##### DATASET CONTENT #####

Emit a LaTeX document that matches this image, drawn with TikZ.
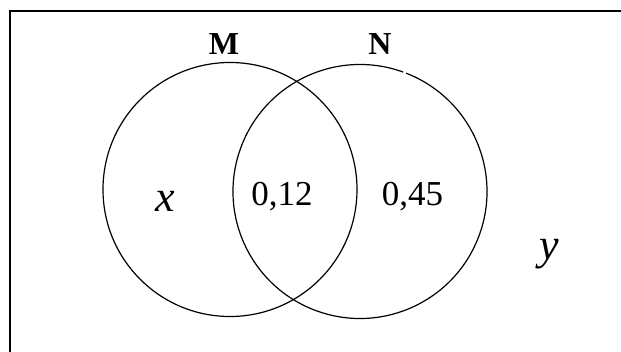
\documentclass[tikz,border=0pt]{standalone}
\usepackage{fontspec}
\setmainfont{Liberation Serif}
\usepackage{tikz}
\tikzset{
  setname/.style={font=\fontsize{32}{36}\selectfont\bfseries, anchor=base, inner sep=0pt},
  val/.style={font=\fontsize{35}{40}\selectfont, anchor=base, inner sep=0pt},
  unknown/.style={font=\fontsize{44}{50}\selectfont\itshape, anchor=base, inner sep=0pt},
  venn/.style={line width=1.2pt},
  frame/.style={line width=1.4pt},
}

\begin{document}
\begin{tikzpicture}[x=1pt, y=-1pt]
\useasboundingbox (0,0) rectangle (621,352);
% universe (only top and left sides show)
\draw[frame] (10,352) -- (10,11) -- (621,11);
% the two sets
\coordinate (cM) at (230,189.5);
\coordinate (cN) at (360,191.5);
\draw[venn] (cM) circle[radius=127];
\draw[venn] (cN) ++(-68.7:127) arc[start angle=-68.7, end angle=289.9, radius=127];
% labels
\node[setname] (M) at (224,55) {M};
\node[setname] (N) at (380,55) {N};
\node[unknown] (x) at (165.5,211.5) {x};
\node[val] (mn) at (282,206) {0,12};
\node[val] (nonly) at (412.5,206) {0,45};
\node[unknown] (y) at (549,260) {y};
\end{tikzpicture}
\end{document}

#####

- TASK OBJECTIVE: Quote all the lines above exactly as given. Do not include the pictures.

- EXERCISE RESPONSE:
Emit a LaTeX document that matches this image, drawn with TikZ.
\documentclass[tikz,border=0pt]{standalone}
\usepackage{fontspec}
\setmainfont{Liberation Serif}
\usepackage{tikz}
\tikzset{
  setname/.style={font=\fontsize{32}{36}\selectfont\bfseries, anchor=base, inner sep=0pt},
  val/.style={font=\fontsize{35}{40}\selectfont, anchor=base, inner sep=0pt},
  unknown/.style={font=\fontsize{44}{50}\selectfont\itshape, anchor=base, inner sep=0pt},
  venn/.style={line width=1.2pt},
  frame/.style={line width=1.4pt},
}

\begin{document}
\begin{tikzpicture}[x=1pt, y=-1pt]
\useasboundingbox (0,0) rectangle (621,352);
% universe (only top and left sides show)
\draw[frame] (10,352) -- (10,11) -- (621,11);
% the two sets
\coordinate (cM) at (230,189.5);
\coordinate (cN) at (360,191.5);
\draw[venn] (cM) circle[radius=127];
\draw[venn] (cN) ++(-68.7:127) arc[start angle=-68.7, end angle=289.9, radius=127];
% labels
\node[setname] (M) at (224,55) {M};
\node[setname] (N) at (380,55) {N};
\node[unknown] (x) at (165.5,211.5) {x};
\node[val] (mn) at (282,206) {0,12};
\node[val] (nonly) at (412.5,206) {0,45};
\node[unknown] (y) at (549,260) {y};
\end{tikzpicture}
\end{document}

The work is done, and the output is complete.